Clarity: that superlative quality, everywhere referenced, nowhere understood. There is a special pod of Hell reserved for those who evaluate poetry on the basis of its presumed clarity (or lack thereof): woe, woe, woe betide those who neglect Monica Youn’s excellent Barter in favor of work that offers greater ease of “access” at the expense of the invention and force of language here so compellingly arranged.

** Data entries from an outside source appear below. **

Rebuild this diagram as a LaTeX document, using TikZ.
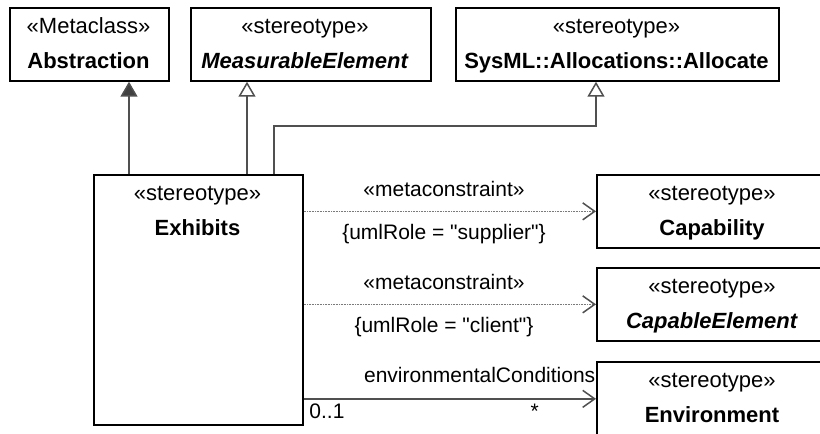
\documentclass[tikz,border=0pt]{standalone}
\usepackage{fontspec}
\setmainfont{Liberation Sans}
\usetikzlibrary{arrows.meta}
\definecolor{conn}{HTML}{505050}
\definecolor{dotc}{HTML}{7A7A7A}
\definecolor{headc}{HTML}{404040}
\tikzset{
  classbox/.style={draw=black, line width=1.7pt, fill=white, inner sep=0pt, anchor=north west},
  txt/.style={inner sep=0pt, anchor=base, font=\fontsize{22}{26}\selectfont},
  genfilled/.style={draw=conn, line width=1.5pt, -{Triangle[length=15pt,width=17pt,fill=headc]}},
  genopen/.style={draw=conn, line width=1.5pt, -{Triangle[length=15pt,width=17pt,fill=white]}},
  depline/.style={draw=dotc, line width=1.5pt, dash pattern=on 1pt off 0.6pt, -{Straight Barb[length=12pt,width=17pt,line width=1.5pt,color=conn]}},
  assocline/.style={draw=conn, line width=1.5pt, -{Straight Barb[length=12pt,width=17pt,line width=1.5pt]}},
  lbl/.style={inner sep=0pt, text=black, font=\fontsize{21}{25}\selectfont}
}
\begin{document}
\begin{tikzpicture}[x=1pt,y=-1pt]
\useasboundingbox (0,0) rectangle (820,434);
\clip (0,0) rectangle (820,434);

% class boxes
\node[classbox, minimum width=159pt, minimum height=73pt] (abs) at (9,7) {};
\node[txt] (absS) at (88.5,33) {«Metaclass»};
\node[txt] (absN) at (88.5,68) {\textbf{Abstraction}};

\node[classbox, minimum width=240pt, minimum height=73pt] (meas) at (190,7) {};
\node[txt] (measS) at (305,33) {«stereotype»};
\node[txt] (measN) at (305,68) {\textbf{\textit{MeasurableElement}}};

\node[classbox, minimum width=323pt, minimum height=73pt] (alloc) at (455,7) {};
\node[txt] (allocS) at (616.5,33) {«stereotype»};
\node[txt] (allocN) at (616.5,68) {\textbf{SysML::Allocations::Allocate}};

\node[classbox, minimum width=209pt, minimum height=250pt] (exh) at (93,174) {};
\node[txt] (exhS) at (197.5,200) {«stereotype»};
\node[txt] (exhN) at (197.5,235) {\textbf{Exhibits}};

\node[classbox, minimum width=232pt, minimum height=73pt] (cap) at (596,174) {};
\node[txt] (capS) at (712,200) {«stereotype»};
\node[txt] (capN) at (712,235) {\textbf{Capability}};

\node[classbox, minimum width=232pt, minimum height=73pt] (capel) at (596,267) {};
\node[txt] (capelS) at (712,293) {«stereotype»};
\node[txt] (capelN) at (712,328) {\textbf{\textit{CapableElement}}};

\node[classbox, minimum width=232pt, minimum height=74pt] (env) at (596,361) {};
\node[txt] (envS) at (712,387) {«stereotype»};
\node[txt] (envN) at (712,422) {\textbf{Environment}};

% generalizations
\coordinate (g1) at (129,0);
\coordinate (g2) at (247,0);
\coordinate (g3) at (274,126);
\coordinate (g4) at (596,126);
\draw[genfilled] (g1 |- exh.north) -- (g1 |- abs.south);
\draw[genopen] (g2 |- exh.north) -- (g2 |- meas.south);
\draw[genopen] (g3 |- exh.north) -- (g3) -- (g4) -- (g4 |- alloc.south);

% metaconstraints
\draw[depline] (exh.east |- cap.west) -- (cap.west)
  node[lbl, pos=0.48, anchor=base, yshift=15pt] (mc1) {«metaconstraint»}
  node[lbl, pos=0.48, anchor=base, yshift=-28pt] (r1) {\{umlRole = \textquotedbl supplier\textquotedbl\}};
\draw[depline] (exh.east |- capel.west) -- (capel.west)
  node[lbl, pos=0.48, anchor=base, yshift=15pt] (mc2) {«metaconstraint»}
  node[lbl, pos=0.48, anchor=base, yshift=-28pt] (r2) {\{umlRole = \textquotedbl client\textquotedbl\}};

% association
\draw[assocline] (exh.east |- env.west) -- (env.west)
  node[lbl, pos=1, anchor=base east, yshift=16pt] (ec) {environmentalConditions}
  node[lbl, pos=0, anchor=base west, xshift=5pt, yshift=-20pt] (m1) {0..1}
  node[lbl, pos=0.79, anchor=base, yshift=-20pt] (m2) {*};
\end{tikzpicture}
\end{document}
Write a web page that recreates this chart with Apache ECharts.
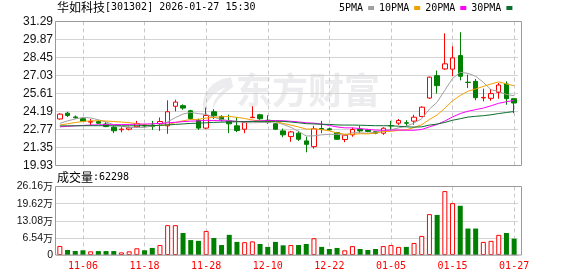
<!DOCTYPE html>
<html><head><meta charset="utf-8">
<script src="https://cdn.jsdelivr.net/npm/echarts@6/dist/echarts.min.js"></script>
<style>html,body{margin:0;padding:0;background:#fff}#c{width:578px;height:276px}</style>
</head><body><div id="c"></div>
<script>
const stockName = '华如科技';
const stockInfo = '[301302] 2026-01-27 15:30';
const dates = ['11-03','11-04','11-05','11-06','11-07','11-10','11-11','11-12','11-13','11-14','11-17','11-18','11-19','11-20','11-21','11-24','11-25','11-26','11-27','11-28',
'12-01','12-02','12-03','12-04','12-05','12-08','12-09','12-10','12-11','12-12','12-15','12-16','12-17','12-18','12-19','12-22','12-23','12-24','12-25','12-26','12-29','12-30','12-31',
'01-05','01-06','01-07','01-08','01-09','01-12','01-13','01-14','01-15','01-16','01-19','01-20','01-21','01-22','01-23','01-26','01-27'];
const labelDates = ['11-06','11-18','11-28','12-10','12-22','01-05','01-15','01-27'];
// [open, close, low, high]
const candles = [
[23.60,23.98,23.55,24.05],[24.06,23.88,23.75,24.17],[23.76,23.70,23.62,23.88],[23.62,23.43,23.38,23.67],[23.35,23.40,23.10,23.60],
[23.40,23.27,23.22,23.48],[23.20,23.00,22.95,23.35],[22.95,22.67,22.48,23.06],[22.75,22.80,22.55,22.95],[22.80,22.92,22.70,23.00],
[22.98,23.24,22.92,23.45],[23.12,23.05,22.95,23.18],[23.12,23.00,22.74,23.45],[23.24,23.40,22.66,23.72],[23.06,24.17,22.43,25.07],
[24.60,24.93,24.20,25.12],[24.65,24.46,24.33,24.75],[24.25,23.64,23.53,24.33],[23.50,22.88,22.74,23.62],[22.88,23.88,22.80,24.50],
[24.17,23.85,23.60,24.38],[23.80,23.53,23.40,23.90],[23.48,23.22,22.48,23.95],[23.06,22.69,22.56,23.72],[22.79,23.32,22.48,23.40],
[23.70,23.74,23.68,24.60],[23.93,23.62,23.53,24.00],[23.50,23.35,23.22,23.90],[23.22,22.79,22.74,23.27],[22.66,22.35,22.16,22.84],
[22.21,22.58,21.80,22.66],[22.48,22.00,21.87,22.66],[21.87,21.60,20.97,22.21],[21.42,22.82,21.26,23.06],[22.85,22.77,22.48,23.45],
[22.82,22.75,22.68,22.90],[22.53,22.00,21.95,22.58],[21.98,22.32,21.77,22.37],[22.35,22.77,22.20,22.92],[22.80,22.66,22.48,23.06],
[22.74,22.62,22.55,22.82],[22.60,22.48,22.40,22.66],[22.48,22.87,22.35,22.95],[23.08,23.06,22.74,23.45],[23.27,23.48,23.12,23.60],
[23.30,23.27,23.06,23.50],[23.43,23.74,23.14,23.93],[23.80,24.53,23.74,24.60],[25.25,26.90,25.18,26.94],[27.02,26.23,25.60,27.42],
[27.55,27.95,27.47,30.35],[27.53,28.42,26.97,29.34],[28.60,26.97,26.65,30.45],[26.50,26.48,26.04,27.10],[26.57,25.28,25.07,26.76],
[25.26,25.30,24.99,25.99],[25.23,25.60,25.04,25.97],[25.70,26.28,25.20,26.44],[26.36,25.20,24.72,26.57],[25.20,24.86,24.06,25.20]];
const ma5 = [23.25,23.45,23.60,23.72,23.68,23.54,23.36,23.15,23.03,22.93,22.93,22.94,23.04,23.12,23.37,23.71,23.99,24.12,24.02,23.96,
23.74,23.56,23.47,23.43,23.32,23.30,23.32,23.34,23.36,23.17,22.94,22.62,22.26,22.27,22.35,22.39,22.39,22.33,22.52,22.51,
22.47,22.57,22.68,22.74,22.90,23.03,23.28,23.62,24.38,24.93,25.87,26.80,27.28,27.20,26.97,26.49,25.91,25.77,25.53,25.44];
const ma10 = [23.12,23.22,23.32,23.40,23.45,23.46,23.44,23.40,23.36,23.31,23.23,23.15,23.08,23.08,23.15,23.32,23.46,23.56,23.57,23.67,
23.73,23.77,23.80,23.73,23.64,23.52,23.44,23.41,23.40,23.25,23.12,22.97,22.80,22.82,22.76,22.66,22.50,22.40,22.40,22.43,
22.43,22.48,22.61,22.63,22.70,22.75,22.93,23.15,23.56,23.92,24.45,25.04,25.45,25.79,25.97,26.17,26.36,26.53,26.36,26.22];
const ma20 = [22.98,23.02,23.06,23.09,23.12,23.14,23.15,23.15,23.16,23.17,23.19,23.20,23.22,23.25,23.29,23.34,23.39,23.43,23.45,23.49,
23.48,23.46,23.44,23.40,23.40,23.42,23.45,23.48,23.48,23.46,23.42,23.37,23.30,23.27,23.20,23.09,22.97,22.90,22.90,22.84,
22.78,22.72,22.71,22.72,22.73,22.71,22.71,22.77,22.98,23.17,23.44,23.76,24.03,24.21,24.34,24.46,24.64,24.84,24.96,25.07];
const ma30 = [23.05,23.06,23.06,23.07,23.07,23.07,23.07,23.06,23.06,23.06,23.07,23.07,23.08,23.10,23.13,23.17,23.21,23.25,23.27,23.30,
23.33,23.35,23.37,23.38,23.39,23.40,23.41,23.42,23.42,23.41,23.36,23.30,23.23,23.21,23.18,23.17,23.13,23.12,23.12,23.11,
23.09,23.07,23.07,23.06,23.03,22.98,22.96,22.98,23.12,23.20,23.33,23.50,23.62,23.75,23.81,23.86,23.93,24.03,24.11,24.19];
const volumes = [34500,19000,15300,18000,14000,15000,15000,15000,10000,14000,25600,18000,27000,38000,114000,114000,84000,57000,54000,92000,
65000,38000,77000,50000,49000,52000,42000,31000,50000,37000,38000,38000,42000,64000,31000,23000,27000,18000,34000,23000,
19000,23000,34000,38000,31000,31000,46000,73000,156000,153000,244000,198000,188000,101000,101000,50000,54000,77000,84000,62298];
const volUp = [1,0,0,0,1,0,0,0,1,1,1,0,0,1,1,1,0,0,0,1,0,0,0,0,1,1,0,0,0,0,1,0,0,1,0,0,0,1,1,0,0,0,1,1,1,0,1,1,1,0,1,1,0,0,0,1,1,1,0,0];
const priceTicks = [19.93,21.35,22.77,24.19,25.61,27.03,28.45,29.87,31.29];
const volTicks = [0,65400,130800,196200,261600];
const maNames = ['5PMA','10PMA','20PMA','30PMA'];

const RED = '#ff0000', GREEN = '#008000';
const maColors = ['#a0a0a0','#f0a000','#ff00ff','#0a6e2e'];
const mono = 'DejaVu Sans Mono', cjk = 'Noto Sans CJK SC';
const G0 = {left:56, top:21.5, width:462, height:144};
const G1 = {left:56, top:186.5, width:462, height:68.5};

const chart = echarts.init(document.getElementById('c'), null, {renderer:'canvas'});
const labelIdx = new Set(labelDates.map(d => dates.indexOf(d)));
const xAxisCommon = {
  type:'category', data:dates, boundaryGap:true,
  axisLine:{show:false}, axisTick:{show:false},
  splitLine:{show:true, alignWithLabel:true, interval:(i)=>labelIdx.has(i), lineStyle:{color:'#c8c8c8', type:[4,3], width:1}}
};
const ySplit = {show:true, lineStyle:{color:'#d4d4d4', width:1}};
const wm = '#ececee';

chart.setOption({
  animation:false,
  backgroundColor:'#fff',
  title:[
    {left:57, top:1, padding:0, text:`{a|${stockName}}{b|${stockInfo}}`,
     textStyle:{fontSize:12, fontWeight:'normal', rich:{a:{fontFamily:cjk,fontSize:12,color:'#000'}, b:{fontFamily:mono,fontSize:10,color:'#000'}}}},
    {left:57, top:171, padding:0, text:`{a|成交量}{b|:${volumes[volumes.length-1]}}`,
     textStyle:{fontSize:12, fontWeight:'normal', rich:{a:{fontFamily:cjk,fontSize:12,color:'#000'}, b:{fontFamily:mono,fontSize:10,color:'#000'}}}}
  ],
  legend:{left:339, top:3, padding:0, itemGap:5, itemWidth:6, itemHeight:4, icon:'rect', align:'right', selectedMode:false,
    data:maNames, textStyle:{fontFamily:mono, fontSize:10, color:'#000', padding:0}},
  graphic:[
    {type:'polygon', z:-10, silent:true,
     shape:{points:[[231,77],[222,79],[213,84],[206,92],[203,101],[203,112],[207,103],[213,95],[220,90],[226,87],[219,94],[214,101],[212,110],[218,100],[225,93],[233,87]]},
     style:{fill:wm}},
    {type:'text', left:236, top:72, z:-10, silent:true, style:{text:'东方财富', font:'bold 36px "Noto Sans CJK SC"', fill:wm}},
    {type:'rect', z:100, silent:true, shape:{x:55.5, y:21.5, width:466, height:144}, style:{fill:'none', stroke:'#999', lineWidth:1}},
    {type:'rect', z:100, silent:true, shape:{x:55.5, y:186.5, width:466, height:68.5}, style:{fill:'none', stroke:'#999', lineWidth:1}}
  ],
  grid:[G0, G1],
  xAxis:[
    Object.assign({gridIndex:0, axisLabel:{show:false}}, xAxisCommon),
    Object.assign({gridIndex:1, axisLabel:{show:true, interval:(i)=>labelIdx.has(i), color:RED, fontFamily:mono, fontSize:10, margin:6}}, xAxisCommon)
  ],
  yAxis:[
    {gridIndex:0, type:'value', min:priceTicks[0], max:priceTicks[priceTicks.length-1], interval:+(priceTicks[1]-priceTicks[0]).toFixed(2),
     axisLine:{show:false}, axisTick:{show:false}, splitLine:ySplit,
     axisLabel:{color:'#111', fontFamily:'Liberation Sans', fontSize:12, margin:3, formatter:v=>v.toFixed(2)}},
    {gridIndex:1, type:'value', min:volTicks[0], max:volTicks[volTicks.length-1], interval:volTicks[1]-volTicks[0],
     axisLine:{show:false}, axisTick:{show:false}, splitLine:ySplit,
     axisLabel:{color:'#111', fontFamily:'Liberation Sans', fontSize:11, margin:3,
       formatter:v=> v===0 ? '{n|0}' : `{n|${(v/10000).toFixed(2)}}{w|万}`,
       rich:{n:{fontFamily:'Liberation Sans', fontSize:10.5, color:'#111'}, w:{fontFamily:cjk, fontSize:10, color:'#111'}}}}
  ],
  series:[
    {type:'candlestick', name:'K', xAxisIndex:0, yAxisIndex:0, data:candles, barWidth:5, z:2,
     itemStyle:{color:'#ffffff', color0:GREEN, borderColor:RED, borderColor0:GREEN, borderWidth:1}},
    ...maNames.map((n,k)=>({type:'line', name:n, xAxisIndex:0, yAxisIndex:0, data:[ma5,ma10,ma20,ma30][k], symbol:'none', z:3,
      lineStyle:{color:maColors[k], width:1}, itemStyle:{color:maColors[k]}})),
    {type:'bar', name:'VOL', xAxisIndex:1, yAxisIndex:1, barWidth:5,
     data:volumes.map((v,i)=>({value:v, itemStyle: volUp[i] ? {color:'#ffffff', borderColor:RED, borderWidth:1} : {color:GREEN}}))}
  ]
});
</script></body></html>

As a metaphor, of course, clarity fails. This idea that the language of which poetry is made exists optimally as a transparent sheet, a substance through which Something Other can best be appreciated—this sets a recursive fuse, a logical threat that eventually unwinds to detonate the very idea of language itself. If the poetry is not the Something Other, if poetry is merely a scrim the opacity of which is to be damned and the transparency of which is to be praised, then we’d best hang a “closed” sign on the shop of paraphrase and retire to a dim future doctored up with all kinds of human sentiments the details of which have been known for thousands of years and to everyone’s utter boredom. Try springing that on the next befuddled someone who petitions you to explain how come poet Hex, Why, or Zee couldn’t just come out and say what they meant, why they couldn’t be more clear.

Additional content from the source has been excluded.